Successful investing is all about figuring out what something is worth and then paying significantly less than that for it. If you can do that over and over again, you'll have found yourself a recipe for success.
It sounds easy, but of course it isn't. It takes a lot of hard work and patience to find situations where the market is offering up such juicy bargains.
I believe that there is one such bargain sitting in plain view today. This is a well-known company that I think offers investors the chance to buy a dollar's worth of assets for 25 cents. The evidence to support that valuation is quite compelling, but the question of when that value might be realized is difficult to answer.
The company I'm talking about is Sears Holdings (Nasdaq: SHLD).
Many people are familiar with the Sears story. Hedge fund manager Eddie Lampert gained control of Kmart in 2003 by buying up the company's debt and exchanging that debt for equity during bankruptcy proceedings. That was a home run for Lampert.
Then in 2004, Lampert had Kmart acquire Sears to form Sears Holdings. Investors were thrilled with this hedge fund star taking control of two large cash-generating businesses. A common expectation from outsiders was that Lampert would use Sears Holdings as a cash cow to make other investments, much like Warren Buffett has with Berkshire Hathaway (NYSE: BRK-B).
But over the subsequent decade, that hasn't happened. Lampert has instead tried to run Sears in its historical form as a retail operation. And that hasn't gone well.
In the early years, Lampert took massive amounts of the company's free cash and used it to buy back shares. Very little money was reinvested in the operating business -- and the business has suffered.
Revenue has shrunk steadily, which could be OK because there have been unprofitable stores closed. What really isn't OK, though, is what has happened to net income and cash flow.
Sears Holdings has gone from generating over $1 billion a year in cash flow to generating none.
And what must be very hard to look at for shareholders is the amount of money that was poured into share repurchases back in 2006 to 2008 when the share price was two, three or four times where it is today.
Given this company is generating no free cash flow at this point and seems to be in a death spiral, why in the world would anyone want to buy shares?
The answer lies in looking beyond Sears' income and cash flow statements and at its balance sheet -- because this is a story about undervalued assets.
The argument for owning Sears is that while the operating business is terrible, the value of the real estate the company controls through direct ownership and below-market long-term leases is worth much more than the current enterprise value of the company.
When looking at the balance sheet of any company that owns a large amount of real estate, it is important to know that generally accepted accounting principles (GAAP) dictate that real estate is valued at the lower of fair market value and cost.
For example, imagine a company that owns a piece of land in a city that was purchased 50 years ago for $50,000. Today, 50 years later, that land would likely be worth a lot more than $50,000. It might be worth several multiples of that purchase price.

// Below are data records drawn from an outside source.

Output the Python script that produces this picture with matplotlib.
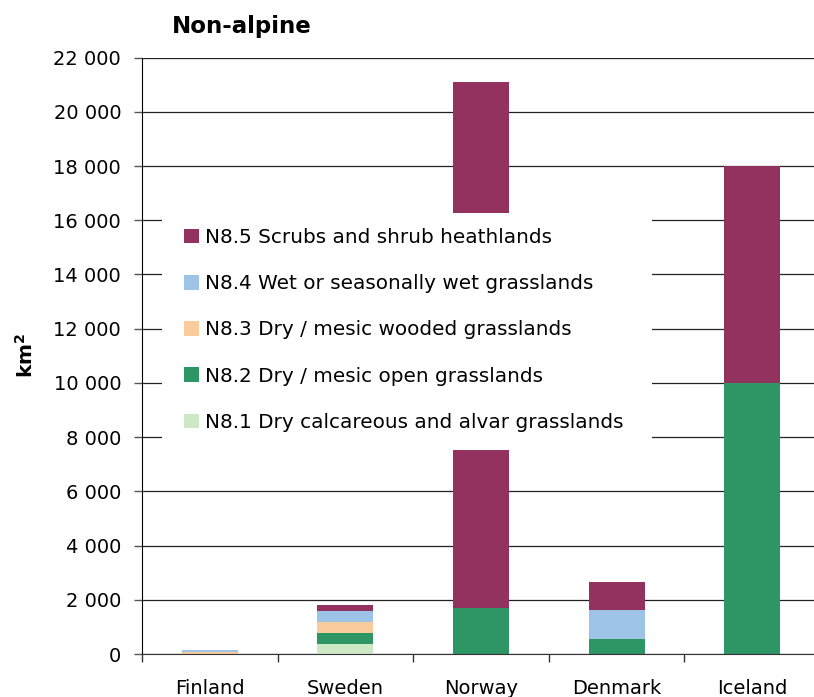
import matplotlib
matplotlib.use("Agg")
import matplotlib.pyplot as plt
from matplotlib.patches import Rectangle
from matplotlib.ticker import FixedLocator, FuncFormatter
import numpy as np

# Non-alpine grassland and heathland area per country (km2)
countries = ["Finland", "Sweden", "Norway", "Denmark", "Iceland"]
n81 = [0, 380, 0, 0, 0]
n82 = [0, 395, 1710, 550, 10000]
n83 = [80, 405, 0, 0, 0]
n84 = [60, 405, 0, 1070, 0]
n85 = [0, 220, 19400, 1035, 8000]

labels = ["N8.1 Dry calcareous and alvar grasslands",
          "N8.2 Dry / mesic open grasslands",
          "N8.3 Dry / mesic wooded grasslands",
          "N8.4 Wet or seasonally wet grasslands",
          "N8.5 Scrubs and shrub heathlands"]
colors = ["#CCE8C4", "#2E9665", "#FACB9B", "#9DC3E6", "#94325F"]

plt.rcParams["font.family"] = ["DejaVu Sans"]

fig = plt.figure(figsize=(8.14, 6.97), dpi=100)
ax = fig.add_axes([142 / 814, 1 - 654 / 697, 678 / 814, 596.4 / 697])

x = np.arange(len(countries))
bottom = np.zeros(len(countries))
handles = []
for vals, lab, col in zip([n81, n82, n83, n84, n85], labels, colors):
    b = ax.bar(x, vals, width=0.413, bottom=bottom, color=col, label=lab,
               zorder=2, linewidth=0)
    handles.append(b)
    bottom += np.array(vals)

ax.set_xlim(-0.5, 4.5)
ax.set_ylim(0, 22000)
ax.set_yticks(np.arange(0, 22001, 2000))
ax.yaxis.set_major_formatter(FuncFormatter(lambda v, p: f"{int(v):,}".replace(",", " ")))
ax.set_xticks(x)
ax.set_xticklabels(countries)
ax.xaxis.set_minor_locator(FixedLocator(np.arange(-0.5, 5, 1)))

ax.tick_params(axis="x", which="major", length=0, pad=18, labelsize=14)
ax.tick_params(axis="x", which="minor", length=5.5, width=1, color="#333333")
ax.tick_params(axis="y", length=6, width=1, pad=9, labelsize=14, color="#555555")

ax.set_axisbelow(True)
ax.yaxis.grid(True, color="#222222", linewidth=0.9)
for s in ["top", "right"]:
    ax.spines[s].set_visible(False)
ax.spines["left"].set_color("black")
ax.spines["bottom"].set_color("#333333")

# white legend background covering part of the plot area
ax.add_patch(Rectangle((0.0295, 0.342), 0.7225, 0.397, transform=ax.transAxes,
                       facecolor="white", edgecolor="none", zorder=4))

leg = ax.legend(handles[::-1], labels[::-1], loc="upper left",
                bbox_to_anchor=(184 / 814, 1 - 228 / 697), bbox_transform=fig.transFigure,
                frameon=False, fontsize=14.4, borderpad=0, borderaxespad=0,
                handlelength=0.75, handleheight=0.75, handletextpad=0.3,
                labelspacing=1.36)
leg.set_zorder(5)

fig.text(172 / 814, 1 - 33.3 / 697, "Non-alpine", fontsize=16.5, fontweight="bold",
         ha="left", va="baseline")
fig.text(26 / 814, 1 - 355 / 697, r"km$^{\mathbf{2}}$", fontsize=14.5, fontweight="bold",
         rotation=90, ha="center", va="center")

fig.savefig("out.png", dpi=100, facecolor="white")
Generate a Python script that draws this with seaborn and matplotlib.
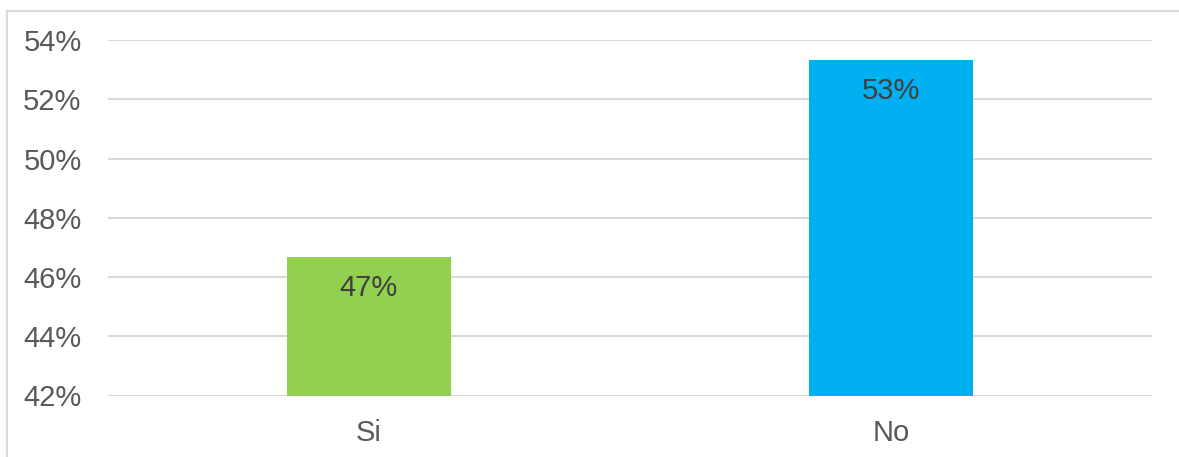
import matplotlib
matplotlib.use("Agg")
import matplotlib.pyplot as plt
from matplotlib.lines import Line2D
from matplotlib.ticker import PercentFormatter, MultipleLocator
import seaborn as sns
import pandas as pd

# Survey answers and their share of respondents (%)
categories = ["Si", "No"]
shares = [46.67, 53.33]
bar_colors = ["#92D050", "#00B0F0"]

sns.set_theme(style="white")
plt.rcParams["font.family"] = ["Liberation Sans", "DejaVu Sans"]

df = pd.DataFrame({"respuesta": categories, "porcentaje": shares})

fig = plt.figure(figsize=(11.79, 4.57), dpi=100)
ax = fig.add_axes([108 / 1179, 61.5 / 457, (1152 - 108) / 1179, (417 - 61.5) / 457])

sns.barplot(data=df, x="respuesta", y="porcentaje", hue="respuesta",
            palette=bar_colors, width=0.314, legend=False, ax=ax,
            saturation=1, linewidth=0, zorder=3)

ax.set_ylim(42, 54)
ax.yaxis.set_major_locator(MultipleLocator(2))
ax.yaxis.set_major_formatter(PercentFormatter(decimals=0))
ax.grid(axis="y", color="#D9D9D9", linewidth=1.5, zorder=0)
ax.set_axisbelow(True)
for side in ["top", "right", "left", "bottom"]:
    ax.spines[side].set_visible(False)
ax.tick_params(axis="y", length=0, pad=19, labelsize=21, labelcolor="#595959")
ax.tick_params(axis="x", length=0, pad=17, labelsize=21, labelcolor="#595959")
ax.set_xlabel("")
ax.set_ylabel("")

# Value labels just inside the top of each bar
for patch, val in zip(ax.patches, shares):
    ax.annotate(f"{val:.0f}%",
                xy=(patch.get_x() + patch.get_width() / 2, patch.get_height()),
                xytext=(0, -31), textcoords="offset pixels",
                ha="center", va="center", fontsize=21, color="#404040", zorder=4)

# Light outer frame of the chart area (left and top edges)
x0, y0 = 7 / 1179, (457 - 11) / 457
fig.add_artist(Line2D([x0, x0], [0, y0], transform=fig.transFigure,
                      color="#D9D9D9", linewidth=1.5))
fig.add_artist(Line2D([x0, 1], [y0, y0], transform=fig.transFigure,
                      color="#D9D9D9", linewidth=1.5))

fig.savefig("out.png", dpi=100)
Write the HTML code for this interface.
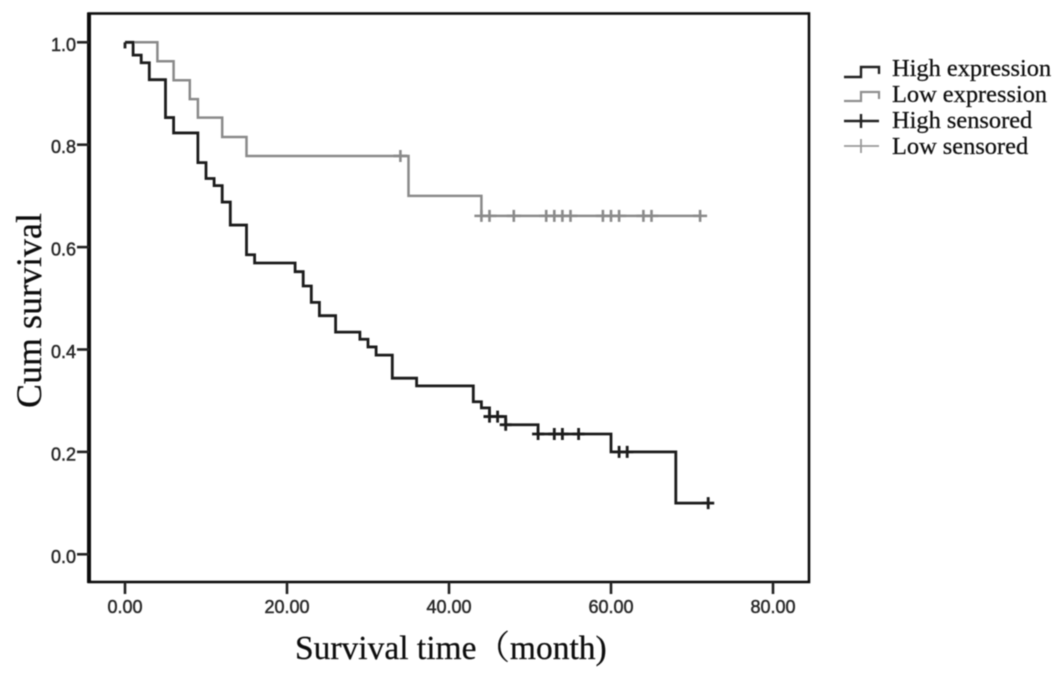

However, GAAP would require that land be required at the lower of its current value or original cost. So if you looked at the balance sheet of this company, that land would be recorded at $50,000 -- while it might actually be worth several times as much.
That is what is going on with Sears Holdings.
The company is sitting on a huge amount of commercial real estate and valuable long-term leases from historical Sears and Kmart locations that is worth much more than the company balance sheet reflects.
The size of the real estate controlled by Sears through direct ownership or long-term and below-market leases is huge.
Sears Holdings is actually one of the largest commercial real estate organizations in the world. It just happens to be hidden inside of a struggling retail operation.
Significant Sears shareholder Bruce Berkowitz of the Fairholme Fund provides a telling story of the hidden real estate value of Sears in the slide below:
Simon Property Group (NYSE: SPG) has slightly less commercial real estate than Sears but a market capitalization of 8 times what Sears has.
General Growth Properties (NYSE: GGP) has 56% of the commercial space but three times the market cap.
Kimco Realty (NYSE: KIM) has 53% of the commercial real estate and also a larger market capitalization.
These comparisons are not apples to apples: Real estate is different by location, age and functional use. But I think it still provides a pretty solid piece of evidence that Sears Holdings has asset value far in excess of the current market valuation.
If Sears' real estate turns out to be worth just half of what Simon Property Group is valued at, it means that shares of Sears could be worth four times more than where they currently trade.
That is the type of bargain that you don't find every day.
Now the big question becomes, when does this real estate value get realized? When does Lampert shutter the struggling retail business and focus on the true value of the company?
The honest answer is, I don't know -- but I expect that if I were to buy some shares, sock them away and check back in five years, I'd be happy I did.
Risks to Consider: Any time a company makes a radical shift in strategy, there is plenty of execution risk. Moving Sears away from its historical roots and into the real estate business could involve plenty of bumps.
Action to Take --> Buy SHLD and be patient. At some point in time Lampert is going to put the retail business out of its misery and start extracting value from its real estate portfolio.